Economic Release Highlights
- The pace of headline (core) PCE inflation in February was generally in line with forecasts, registering 2.5% (2.8%) YoY and 0.3% (0.3%) MoM. Personal Consumption exceeded forecasts (0.8% vs 0.5%) while Personal Income growth of 0.3% was slightly under the 0.4% forecast.
- Consumer Confidence for March registered 104.7, lower than both the spot forecast of 106.7 and forecast range of 105-108.
- The final March UofM Consumer Sentiment Index was revised higher from 76.5 to 79.4 while 1yr (3% to 2.9%) and 5yr (2.9% to 2.8%) inflation expectations ticked lower.
- February’s Durable Goods Orders report showed New Orders (1.4% vs 1.3%), Ex-Transportation (0.5% vs 0.5%), and Core Capital Goods (0.7% vs 0.1%).
- The third estimate of 4Q U.S. GDP was revised higher from 3.2% to 3.4% A/R with Personal Consumption Expenditures increasing from 3.0% to 3.3%.

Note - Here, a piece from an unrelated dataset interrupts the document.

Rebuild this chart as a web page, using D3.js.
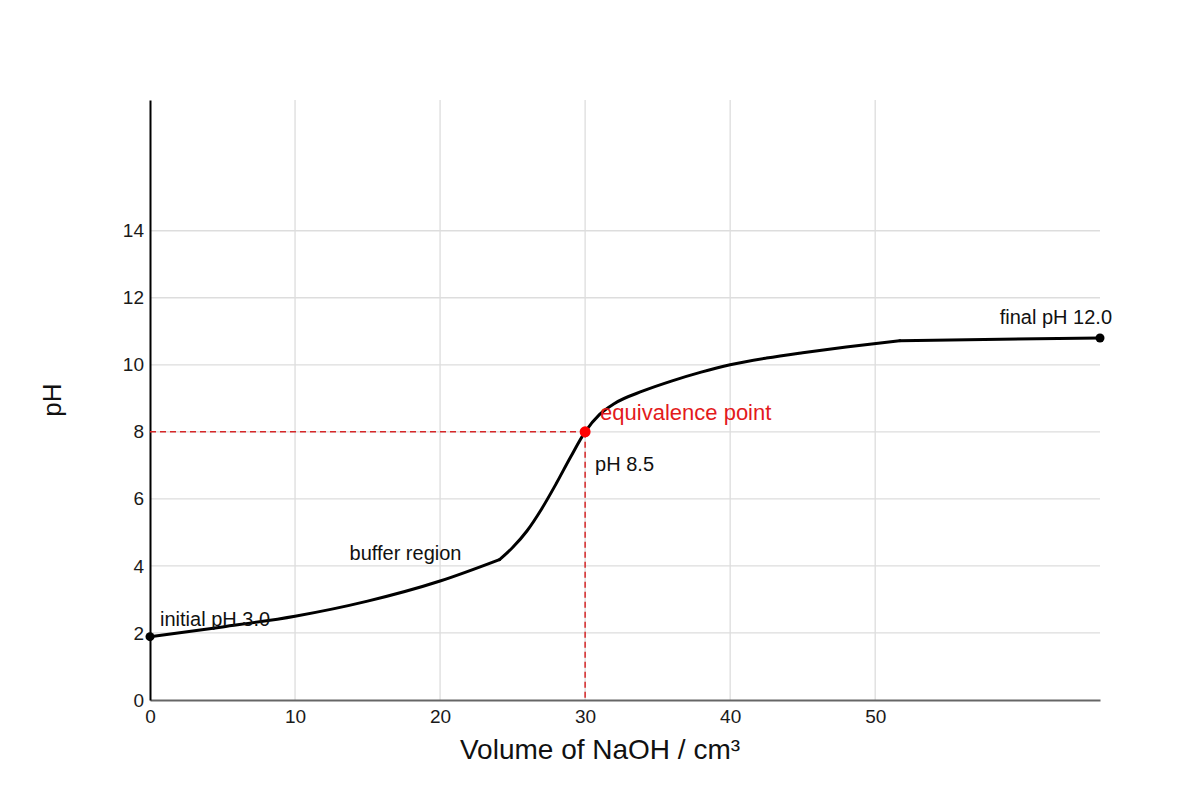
<!DOCTYPE html>
<html>
<head>
<meta charset="utf-8">
<script src="https://cdn.jsdelivr.net/npm/d3@7/dist/d3.min.js"></script>
<style>
  html, body { margin: 0; padding: 0; background: #fff; }
  svg { display: block; font-family: "Liberation Sans", Arial, sans-serif; }
</style>
</head>
<body>
<svg id="chart" width="1200" height="800"></svg>
<script>
// ---- data ----
const volume = [0, 5, 10, 15, 20, 24.1,
                25, 26, 27, 28, 29, 30, 31, 32, 34, 36, 38, 40, 42.5, 45, 48, 51.7,
                65.5];
const pH =     [1.89, 2.18, 2.5, 2.95, 3.55, 4.19,
                4.55, 5.05, 5.7, 6.45, 7.25, 8.0, 8.52, 8.84, 9.22, 9.52, 9.78, 10.0, 10.2, 10.36, 10.53, 10.72,
                10.8];
const segmentBreaks = [24.1, 51.7];   // corners in the curve
const xTicks = [0, 10, 20, 30, 40, 50];
const yTicks = [0, 2, 4, 6, 8, 10, 12, 14];
const xDomain = [0, 65.5];
const yDomain = [0, 17.9];
const equivalence = { volume: 30, pH: 8.0 };
const labels = {
  initial: "initial pH 3.0",
  buffer: "buffer region",
  equivalence: "equivalence point",
  equivalencePH: "pH 8.5",
  final: "final pH 12.0",
  xTitle: "Volume of NaOH / cm³",
  yTitle: "pH"
};

// ---- layout ----
const svg = d3.select("#chart");
const margin = { left: 150, right: 100, top: 100, bottom: 100 };
const W = 1200, H = 800;
const x = d3.scaleLinear().domain(xDomain).range([margin.left, W - margin.right]);
const y = d3.scaleLinear().domain(yDomain).range([H - margin.bottom, margin.top]);

// gridlines
const grid = svg.append("g");
grid.selectAll("line.v").data(xTicks.filter(d => d !== 0)).join("line")
  .attr("x1", d => x(d)).attr("x2", d => x(d))
  .attr("y1", y(yDomain[0])).attr("y2", y(yDomain[1]))
  .attr("stroke", "#dddddd").attr("stroke-width", 1.3);
grid.selectAll("line.h").data(yTicks.filter(d => d !== 0)).join("line")
  .attr("x1", x(xDomain[0])).attr("x2", x(xDomain[1]))
  .attr("y1", d => y(d)).attr("y2", d => y(d))
  .attr("stroke", "#dddddd").attr("stroke-width", 1.3);

// axes
const xAxis = svg.append("g")
  .attr("transform", `translate(0,${y(0)})`)
  .call(d3.axisBottom(x).tickValues(xTicks).tickSize(0).tickPadding(10).tickFormat(d3.format("d")));
xAxis.select(".domain").attr("stroke", "#666").attr("stroke-width", 2);
xAxis.selectAll("text").attr("font-size", 19).attr("fill", "#1a1a1a")
  .attr("font-family", "Liberation Sans, Arial, sans-serif");

const yAxis = svg.append("g")
  .attr("transform", `translate(${x(0)},0)`)
  .call(d3.axisLeft(y).tickValues(yTicks).tickSize(0).tickPadding(6).tickFormat(d3.format("d")));
yAxis.select(".domain").attr("stroke", "#000").attr("stroke-width", 2);
yAxis.selectAll("text").attr("font-size", 19).attr("fill", "#1a1a1a")
  .attr("font-family", "Liberation Sans, Arial, sans-serif");

// axis titles
svg.append("text")
  .attr("x", W / 2).attr("y", 759)
  .attr("text-anchor", "middle").attr("font-size", 28).attr("fill", "#111")
  .text(labels.xTitle);
svg.append("text")
  .attr("transform", `translate(61,${H / 2}) rotate(-90)`)
  .attr("text-anchor", "middle").attr("font-size", 26).attr("fill", "#111")
  .text(labels.yTitle);

// dashed guides to the equivalence point
svg.append("line")
  .attr("x1", x(0)).attr("x2", x(equivalence.volume))
  .attr("y1", y(equivalence.pH)).attr("y2", y(equivalence.pH))
  .attr("stroke", "#d62728").attr("stroke-width", 1.5).attr("stroke-dasharray", "6,4");
svg.append("line")
  .attr("x1", x(equivalence.volume)).attr("x2", x(equivalence.volume))
  .attr("y1", y(equivalence.pH)).attr("y2", y(0))
  .attr("stroke", "#d62728").attr("stroke-width", 1.5).attr("stroke-dasharray", "6,4");

// titration curve, drawn in segments split at the corners
const pts = volume.map((v, i) => ({ v, p: pH[i] }));
const bounds = [xDomain[0], ...segmentBreaks, xDomain[1]];
const line = d3.line().x(d => x(d.v)).y(d => y(d.p)).curve(d3.curveMonotoneX);
for (let s = 0; s < bounds.length - 1; s++) {
  const seg = pts.filter(d => d.v >= bounds[s] && d.v <= bounds[s + 1]);
  svg.append("path").datum(seg)
    .attr("d", line).attr("fill", "none")
    .attr("stroke", "#000").attr("stroke-width", 3)
    .attr("stroke-linejoin", "round").attr("stroke-linecap", "round");
}

// markers
const first = pts[0], last = pts[pts.length - 1];
const kink = pts.find(d => d.v === segmentBreaks[0]);
svg.append("circle").attr("cx", x(first.v)).attr("cy", y(first.p)).attr("r", 4.5).attr("fill", "#000");
svg.append("circle").attr("cx", x(last.v)).attr("cy", y(last.p)).attr("r", 4.5).attr("fill", "#000");
svg.append("circle").attr("cx", x(equivalence.volume)).attr("cy", y(equivalence.pH)).attr("r", 5.5).attr("fill", "#ff0000");

// annotations
svg.append("text").attr("x", x(first.v) + 10).attr("y", y(first.p) - 11)
  .attr("font-size", 20).attr("fill", "#111").text(labels.initial);
svg.append("text").attr("x", x(kink.v) - 150).attr("y", y(kink.p))
  .attr("font-size", 20).attr("fill", "#111").text(labels.buffer);
svg.append("text").attr("x", x(equivalence.volume) + 15).attr("y", y(equivalence.pH) - 12)
  .attr("font-size", 22).attr("fill", "#e31a1c").text(labels.equivalence);
svg.append("text").attr("x", x(equivalence.volume) + 10).attr("y", y(equivalence.pH) + 39)
  .attr("font-size", 20).attr("fill", "#111").text(labels.equivalencePH);
svg.append("text").attr("x", x(last.v) + 12).attr("y", y(last.p) - 14)
  .attr("text-anchor", "end").attr("font-size", 20).attr("fill", "#111").text(labels.final);
</script>
</body>
</html>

- China’s CFLP PMI (C,M,S) surprised to the upside in March with readings of 52.7 (50.9 prior), 50.8 (50.2e), 53.0 (51.5e).
- Case-Shiller Home Price Index showed gains of 6.6% YoY and 0.1% MoM, both within the broad consensus range.
- February New Home Sales of 662k came in slightly under the consensus forecast of 675k. Pending Home Sales increased 1.6% MoM, slightly more than the 1.3% forecast.